Hardware autogrow terdiri atas sensor suhu, kelembaban, dan karbondioksida untuk membaca kondisi udara, sensor intensitas cahaya, serta sensor pH, konduktivitas listrik, dan suhu untuk cairan larutan nutrisi.
Selain itu terdapat kamera yang terpasang untuk mengambil foto pertumbuhan tanaman setiap harinya dan melakukan pengolahan citra tanaman untuk mengecek kondisi pertumbuhan tanaman sudah optimal atau belum dan sudah siap panen atau belum. Ketika belum optimal, maka parameter yang dimasukkan pengguna akan diperbarui otomatis agar dapat memperoleh hasil panen yang optimal.

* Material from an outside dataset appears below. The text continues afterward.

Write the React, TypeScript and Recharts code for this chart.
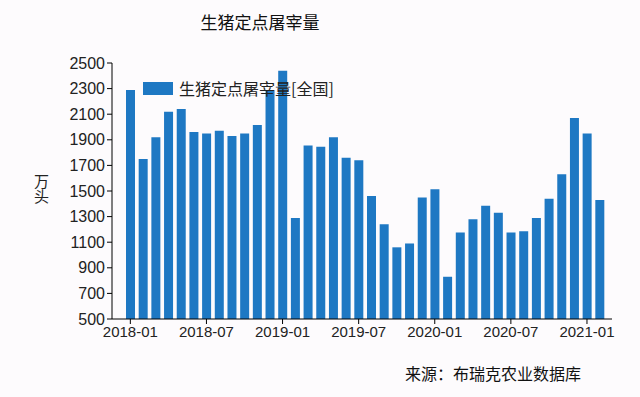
import { BarChart, Bar, XAxis, YAxis } from "recharts";

const months = [
  "2018-01", "2018-02", "2018-03", "2018-04", "2018-05", "2018-06",
  "2018-07", "2018-08", "2018-09", "2018-10", "2018-11", "2018-12",
  "2019-01", "2019-02", "2019-03", "2019-04", "2019-05", "2019-06",
  "2019-07", "2019-08", "2019-09", "2019-10", "2019-11", "2019-12",
  "2020-01", "2020-02", "2020-03", "2020-04", "2020-05", "2020-06",
  "2020-07", "2020-08", "2020-09", "2020-10", "2020-11", "2020-12",
  "2021-01", "2021-02",
];

const slaughter = [
  2290, 1750, 1920, 2120, 2140, 1960, 1950, 1970, 1930, 1950, 2015, 2285,
  2440, 1290, 1855, 1845, 1920, 1760, 1740, 1460, 1240, 1060, 1090, 1450,
  1513, 830, 1175, 1280, 1385, 1330, 1175, 1185, 1290, 1440, 1630, 2070,
  1950, 1430,
];

const yTicks = [500, 700, 900, 1100, 1300, 1500, 1700, 1900, 2100, 2300, 2500];

const seriesName = "生猪定点屠宰量[全国]";
const BLUE = "#1e78c3";
const FONT = '"Liberation Sans", Arial, "Noto Sans CJK SC", sans-serif';
const CJK = '"Noto Sans CJK SC", "Liberation Sans", sans-serif';

const data = months.map((m, i) => ({ month: m, value: slaughter[i] }));

export default function App() {
  return (
    <div
      style={{
        position: "fixed",
        left: 0,
        top: 0,
        width: 640,
        height: 397,
        background: "#fdfbfd",
        fontFamily: FONT,
      }}
    >
      <div
        style={{
          position: "absolute",
          left: 160,
          width: 200,
          top: 9,
          textAlign: "center",
          fontSize: 17,
          fontFamily: CJK,
          color: "#111",
        }}
      >
        生猪定点屠宰量
      </div>
      <div
        style={{
          position: "absolute",
          left: 31,
          top: 174,
          writingMode: "vertical-rl",
          fontSize: 15,
          fontFamily: CJK,
          color: "#222",
        }}
      >
        万头
      </div>
      <div
        style={{
          position: "absolute",
          left: 405,
          top: 361,
          fontSize: 16,
          fontFamily: CJK,
          color: "#111",
        }}
      >
        来源：布瑞克农业数据库
      </div>
      <BarChart
        width={640}
        height={397}
        data={data}
        margin={{ top: 63, right: 28, bottom: 48, left: 0 }}
      >
        <XAxis
          dataKey="month"
          interval={5}
          height={30}
          padding={{ left: 12, right: 6 }}
          axisLine={{ stroke: "#000" }}
          tickLine={{ stroke: "#000" }}
          tickSize={5}
          tick={{ fill: "#222", fontSize: 15, fontFamily: FONT }}
        />
        <YAxis
          type="number"
          domain={[500, 2500]}
          ticks={yTicks}
          interval={0}
          width={112}
          axisLine={{ stroke: "#000" }}
          tickLine={{ stroke: "#000" }}
          tickSize={5}
          tick={{ fill: "#222", fontSize: 16, fontFamily: FONT }}
        />
        <Bar
          dataKey="value"
          name={seriesName}
          fill={BLUE}
          barSize={9}
          isAnimationActive={false}
        />
      </BarChart>
      <div
        style={{
          position: "absolute",
          left: 143,
          top: 76,
          display: "flex",
          alignItems: "center",
          fontFamily: CJK,
        }}
      >
        <div style={{ width: 30, height: 13, background: BLUE, marginRight: 6 }} />
        <span style={{ fontSize: 16, color: "#222" }}>{seriesName}</span>
      </div>
    </div>
  );
}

"Cara penggunaan produk ini cukup mudah. Pengguna membeli produk kemudian menyambungkan ke sumber listrik, menyambungkan alat dengan internet, memasukkan bibit tanaman yang telah disemai ke dalam alat beserta larutan nutrisinya, lalu memasukkan parameter kondisi iklim melalui aplikasi android, dan kemudian menunggu hingga waktu panen tiba," tuturnya.
Ia mengatakan alat ini masih merupakan purwarupa pertama. Biaya yang dikeluarkan masih belum optimal. Biaya pembuatan berkisar di Rp 5-6 juta. Lama pembuatan alat dalam riset kurang lebih satu setengah tahun, yaitu 6 bulan perencanaan, 5 bulan pembuatan alat, dan 6 bulan percobaan dan evaluasi sistem.
Harapannya, dengan adanya alat tersebut bisa berfungsi lebih optimal dan dapat mengimitasi iklim-iklim di belahan dunia lain sehingga masyarakat dapat menanam berbagai macam sayuran dan dapat digunakan oleh masyarakat.